* WHAT TO PRODUCE: Each line from the start of the records below through the line that contains "ax = fig.add_axes([0, 0, 1, 1])" should be printed exactly. Pictures are omitted.
--- Begin DATASET EXCERPTS ---
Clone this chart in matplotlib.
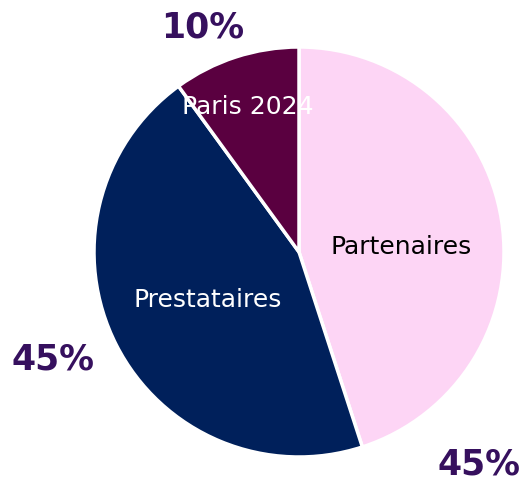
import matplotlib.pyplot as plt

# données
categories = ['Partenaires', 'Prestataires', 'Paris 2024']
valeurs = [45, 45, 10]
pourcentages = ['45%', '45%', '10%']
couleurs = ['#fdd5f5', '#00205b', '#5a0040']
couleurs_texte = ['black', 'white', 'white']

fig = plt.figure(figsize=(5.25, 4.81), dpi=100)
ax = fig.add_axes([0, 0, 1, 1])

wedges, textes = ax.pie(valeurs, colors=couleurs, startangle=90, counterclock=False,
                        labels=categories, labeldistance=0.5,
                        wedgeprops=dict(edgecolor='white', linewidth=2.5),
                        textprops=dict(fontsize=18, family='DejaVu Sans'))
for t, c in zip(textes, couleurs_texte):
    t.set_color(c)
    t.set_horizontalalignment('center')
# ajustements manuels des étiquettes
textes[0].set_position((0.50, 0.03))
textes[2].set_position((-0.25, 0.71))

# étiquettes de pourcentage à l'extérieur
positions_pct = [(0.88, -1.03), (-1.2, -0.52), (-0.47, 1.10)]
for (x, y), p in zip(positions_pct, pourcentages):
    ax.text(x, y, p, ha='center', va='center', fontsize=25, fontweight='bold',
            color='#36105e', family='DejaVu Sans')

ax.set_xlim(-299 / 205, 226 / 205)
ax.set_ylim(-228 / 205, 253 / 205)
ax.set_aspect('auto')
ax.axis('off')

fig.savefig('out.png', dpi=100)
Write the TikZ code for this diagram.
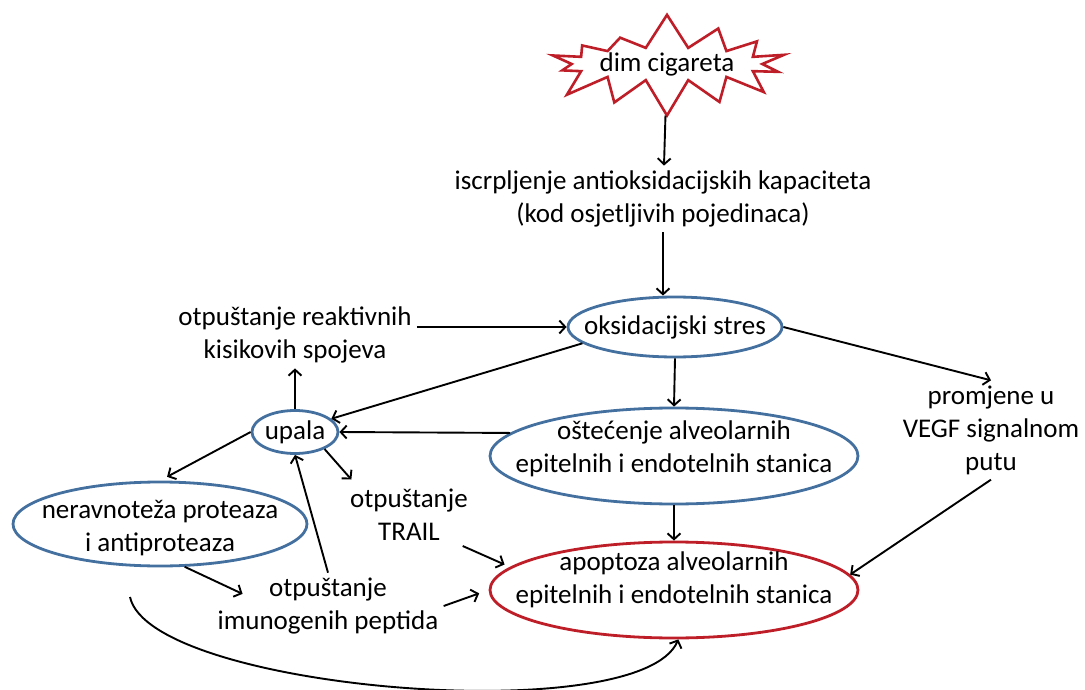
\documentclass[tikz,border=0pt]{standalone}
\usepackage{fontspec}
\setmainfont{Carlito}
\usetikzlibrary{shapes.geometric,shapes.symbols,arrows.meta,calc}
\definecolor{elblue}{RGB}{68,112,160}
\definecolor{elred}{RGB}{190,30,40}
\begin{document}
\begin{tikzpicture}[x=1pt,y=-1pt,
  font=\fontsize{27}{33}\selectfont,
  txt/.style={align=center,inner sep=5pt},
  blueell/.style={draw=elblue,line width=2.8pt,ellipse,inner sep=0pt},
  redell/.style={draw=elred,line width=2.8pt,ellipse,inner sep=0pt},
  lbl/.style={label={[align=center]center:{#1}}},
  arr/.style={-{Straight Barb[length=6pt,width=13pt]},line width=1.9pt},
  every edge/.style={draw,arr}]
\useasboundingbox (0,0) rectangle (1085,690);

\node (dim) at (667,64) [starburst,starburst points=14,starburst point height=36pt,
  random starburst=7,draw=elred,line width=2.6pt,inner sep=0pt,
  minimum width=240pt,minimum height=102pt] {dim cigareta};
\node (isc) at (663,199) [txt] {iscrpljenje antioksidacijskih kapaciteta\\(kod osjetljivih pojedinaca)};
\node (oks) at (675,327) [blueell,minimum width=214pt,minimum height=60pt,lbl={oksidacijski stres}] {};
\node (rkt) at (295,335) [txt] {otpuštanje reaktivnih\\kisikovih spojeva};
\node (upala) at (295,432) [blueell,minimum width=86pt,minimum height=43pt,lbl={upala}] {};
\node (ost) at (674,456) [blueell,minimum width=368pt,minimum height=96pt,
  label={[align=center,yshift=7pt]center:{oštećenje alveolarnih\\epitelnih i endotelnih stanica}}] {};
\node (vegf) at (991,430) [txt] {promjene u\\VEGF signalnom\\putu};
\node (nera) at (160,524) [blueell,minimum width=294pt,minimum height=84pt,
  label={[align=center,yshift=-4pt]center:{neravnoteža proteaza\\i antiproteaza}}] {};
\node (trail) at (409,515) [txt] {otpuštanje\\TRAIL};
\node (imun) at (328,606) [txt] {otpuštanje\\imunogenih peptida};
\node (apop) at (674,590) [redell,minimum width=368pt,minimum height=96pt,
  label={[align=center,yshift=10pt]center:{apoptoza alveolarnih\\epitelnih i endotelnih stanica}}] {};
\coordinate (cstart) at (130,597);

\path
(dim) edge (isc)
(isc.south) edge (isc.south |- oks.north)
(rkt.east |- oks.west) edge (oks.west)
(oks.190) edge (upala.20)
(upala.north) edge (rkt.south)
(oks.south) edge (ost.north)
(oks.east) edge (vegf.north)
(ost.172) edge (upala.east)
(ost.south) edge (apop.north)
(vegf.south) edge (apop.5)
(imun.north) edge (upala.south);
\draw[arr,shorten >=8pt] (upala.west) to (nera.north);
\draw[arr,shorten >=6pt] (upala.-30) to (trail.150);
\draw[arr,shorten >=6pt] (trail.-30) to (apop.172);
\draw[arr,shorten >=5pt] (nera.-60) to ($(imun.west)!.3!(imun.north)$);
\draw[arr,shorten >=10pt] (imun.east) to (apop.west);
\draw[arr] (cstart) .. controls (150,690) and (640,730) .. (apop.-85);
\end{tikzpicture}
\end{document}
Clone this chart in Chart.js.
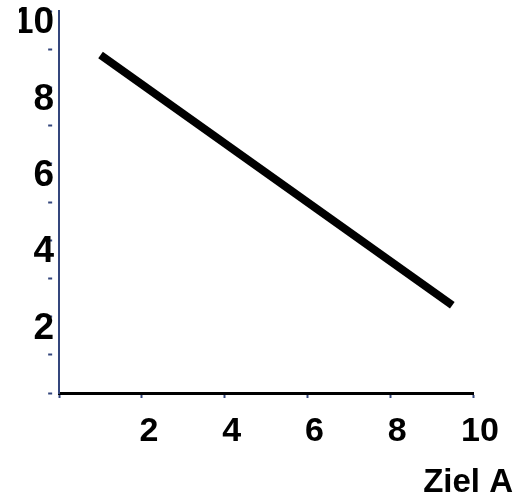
--- End DATASET EXCERPTS ---
* OUTPUT:
Clone this chart in matplotlib.
import matplotlib.pyplot as plt

# données
categories = ['Partenaires', 'Prestataires', 'Paris 2024']
valeurs = [45, 45, 10]
pourcentages = ['45%', '45%', '10%']
couleurs = ['#fdd5f5', '#00205b', '#5a0040']
couleurs_texte = ['black', 'white', 'white']

fig = plt.figure(figsize=(5.25, 4.81), dpi=100)
ax = fig.add_axes([0, 0, 1, 1])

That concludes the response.